Прикалывая мне орден, Кононов спросил: «Сколько лет, сыночек?»

«Девятнадцать», — ответил я.

«Ого! — удивился он, — а я думал лет шестнадцать. Ты какой станицы?»

«Я родился и вырос в городе Таганроге, господин войсковой старшина» — ответил я.

«А, в Таганроге! Знаю, знаю прелестный городок, учился я в нем в юности.»

Узнав, что я командир отделения, Кононов тут же припомнил, что на тактических учениях мне была выражена благодарность за хорошее командование отделением командиром дивизии ген. фон Панвицем, на основании чего он сам (Кононов) отдал приказ, в котором выражалась мне благодарность и от командира полка.

«Молодец, сынок, нужно всегда и во всем показывать на что казаки способны, пускай знают наших!» — весело улыбаясь сказал Кононов и пожав мне руку, подошел к следующему казаку. Это было мое первое личное знакомство с Кононовым.

Через неделю после этого знакомства я был произведен в приказные (в ефрейторы).

В этом же месяце нам пришлось увидеть ген. П. Н. Краснова. Последний, в сопровождении своей супруги, ген. фон Панвица и нескольких офицеров штаба на легковой машине подъехал к выстроенным полкам. В казачьем генеральской мундире, в синих навыпуск, с генеральскими лампасами, брюках, опираясь на палку, Краснов прихрамывая, подошел к устремившему на него взоры двадцатитысячному казачьему войску.

Старческим слабым голосом он начал говорить. Один из офицеров держал у его рта микрофон. Его речь, наполненная казачьим патриотизмом и любовью к народу, к которому он принадлежал, лишь отрывками доносилась ветром к полкам далеко от него стоящим. Мне только запомнились лишь услышанные мной слова: «Я пережил три войны… В моих жилах течет казачья кровь…»

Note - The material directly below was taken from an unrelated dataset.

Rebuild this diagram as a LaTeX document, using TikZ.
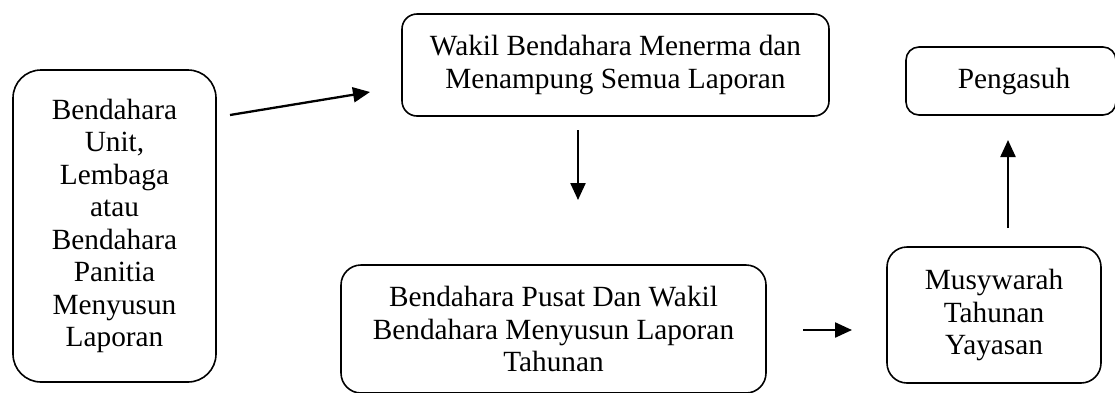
\documentclass[tikz,border=0pt]{standalone}
\usepackage{fontspec}
\setmainfont{Liberation Serif}
\usetikzlibrary{arrows.meta}
\begin{document}
\begin{tikzpicture}[x=1pt,y=-1pt,
  box/.style={draw, line width=1.6pt, align=center, inner sep=0pt,
    font=\fontsize{29.3}{32.5}\selectfont},
  conn/.style={line width=2.3pt, -{Triangle[length=17pt,width=15pt]}}]
\useasboundingbox (0,0) rectangle (1115,392);
\node[box, rounded corners=28pt, minimum width=203pt, minimum height=312pt] (b1) at (114.5,226)
  {Bendahara\\Unit,\\Lembaga\\atau\\Bendahara\\Panitia\\Menyusun\\Laporan};
\node[box, rounded corners=15pt, minimum width=427pt, minimum height=102pt] (b2) at (615.5,65)
  {Wakil Bendahara Menerma dan\\Menampung Semua Laporan};
\node[box, rounded corners=13pt, minimum width=210pt, minimum height=68pt] (b3) at (1011,81)
  {\hspace*{6pt}Pengasuh};
\node[box, rounded corners=20pt, minimum width=425pt, minimum height=128pt] (b4) at (553.5,329)
  {Bendahara Pusat Dan Wakil\\Bendahara Menyusun Laporan\\Tahunan};
\node[box, rounded corners=20pt, minimum width=214pt, minimum height=136pt] (b5) at (994,315)
  {Musywarah\\Tahunan\\Yayasan};
\coordinate (a1s) at (230,115);
\coordinate (a1e) at (370,92);
\coordinate (a2s) at (578,130);
\coordinate (a2e) at (578,200);
\coordinate (a3s) at (803,330);
\coordinate (a3e) at (852,330);
\coordinate (a4s) at (1008,228);
\coordinate (a4e) at (1008,140);
\draw[conn] (a1s) -- (a1e);
\draw[conn] (a2s) -- (a2e);
\draw[conn] (a3s) -- (a3e);
\draw[conn] (a4s) -- (a4e);
\end{tikzpicture}
\end{document}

Седой, как лунь, дряхлеющий старый генерал своим видом вызвал у нас скорее чувство сожаления и подавленности, нежели бодрости и надежды. Те немногие самые старые казаки, находившиеся в рядах дивизии, которые помнили ген. Краснова еще с Первой Мировой войны, были подавлены горечью и обидой, на судьбу, которая так безжалостно искалечила, когда-то прославленного красавца-генерала, грозного и мудрого Атамана Всевеликого Войска Донского.

В революцию 1917-20 г. г. в России люди, взявшиеся руководить т. н. Белым Движением, люди не знавшие, вернее не желавшие знать, ни казачества, ни других народов России, люди, каким был ген. Деникин и ему подобные, при помощи Антанты, которой они старались доказать свою донкихотскую лояльность, свалили тогда ген. Краснова, предрешив, этим самым, свою же гибель. Оскорбленный и униженный Донской Атаман, ген. П. Н. Краснов, ушел тогда от власти, затем ушел в эмиграцию, а эмиграция и годы сделали свое дело.

С чувством сожаления и уважения к «Деду», как стали называть казаки ген. Краснова, мы возвращались в свои бараки. После построения многие казаки выглядели задумчивыми и озабоченными. В голове толпились тревожные мысли: «А что Власов? Почему немцы замолчали о чем? Где он? Как пробить дорогу к этому единственному спасительному маяку? Во что выльется попытка организовать борьбу против Сталина на стороне не менее жестокого врага?»

Эти тревожные мысли ободрялись крепкой верой и надеждой на молодых, крепких как гранит казачьих вождей. Крепких и самоуверенных, каким был наш Батько-Кононов.

«Батько знает, Батько выведет», — теплилась в мозгах ободряющая мысль.

Вскоре после этого события нас постигла прискорбная неприятность, заставившая нас, хотя и временно, испытать ту неразбериху и трения, которые постоянно терпели другие полки.